Fight or Flight in Trading

    The neuroscience of why smart traders make incredibly stupid decisions under pressure.

    Quick AnswerWhat is the Fight-or-Flight Response in Trading?

    When taking a loss, the brain's threat-detection center (the amygdala) perceives financial danger as a physical threat to survival. This triggers a fight-or-flight response, suppressing the logical prefrontal cortex and forcing the trader into a primal, emotionally reactive state.

    How it Manifests:

    1. Fight (Revenge Trading): Aggressively increasing position sizes and fighting the market to "win back" the lost capital.
    2. Flight (Panic Selling): Moving stops to breakeven prematurely, panic selling at the first sign of drawdown, or experiencing paralysis.
    3. The Fix: Willpower cannot override the amygdala. You must use structural intervention (like a platform lock) before the cascade occurs.

    Have you ever taken a massive loss, stared at the screen, and thought, "Why did I just do that?"It feels like another person temporarily took over your body. Neurologically speaking, that is exactly what happened.

    The Evolutionary Mismatch

    The human brain evolved to survive in an environment of immediate physical threats. If a predator attacked, the brain needed to act instantly—there was no time to calculate probabilities or assess long-term risk.

    To accomplish this, the brain developed the amygdala. When a threat is perceived, the amygdala sounds the alarm, flooding the body with cortisol and adrenaline. Crucially, it also suppresses the prefrontal cortex—the slow, energy-intensive part of the brain responsible for logic, math, and impulse control.

    Modern financial markets are a highly abstract environment, but our brains have not updated their hardware. When you take a sudden, painful loss in the market, your brain doesn't see a fluctuating number on a screen. It perceives a threat to your survival. The amygdala fires.

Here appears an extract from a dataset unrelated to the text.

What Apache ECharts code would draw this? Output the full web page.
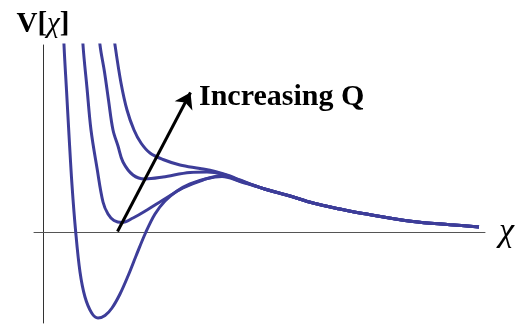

    Fight: Revenge Trading

    When the "fight" response is activated, the trader becomes aggressive. The market has "stolen" from them, and they must fight to get it back. This manifests as:

    • Increasing position sizes dramatically to "make it all back in one trade"
    • Removing stop losses because "it has to turn around"
    • Furious, rapid-fire clicking and execution

    Flight: Panic Selling

    Conversely, the "flight" response manifests as fear and avoidance. A trader in flight mode will:

    • Panic sell a perfectly good setup at the slightest sign of drawdown
    • Move stop losses to breakeven prematurely, ensuring they are chopped out of winning trades
    • Experience paralysis, unable to click the mouse even when their A+ setup presents itself

    The Solution: Structural Intervention

    You cannot out-think the amygdala. When the fight-or-flight cascade begins, willpower is physiologically unavailable to you. The only way to survive these episodes in trading is to have structural limits in place before the neurochemical flood occurs.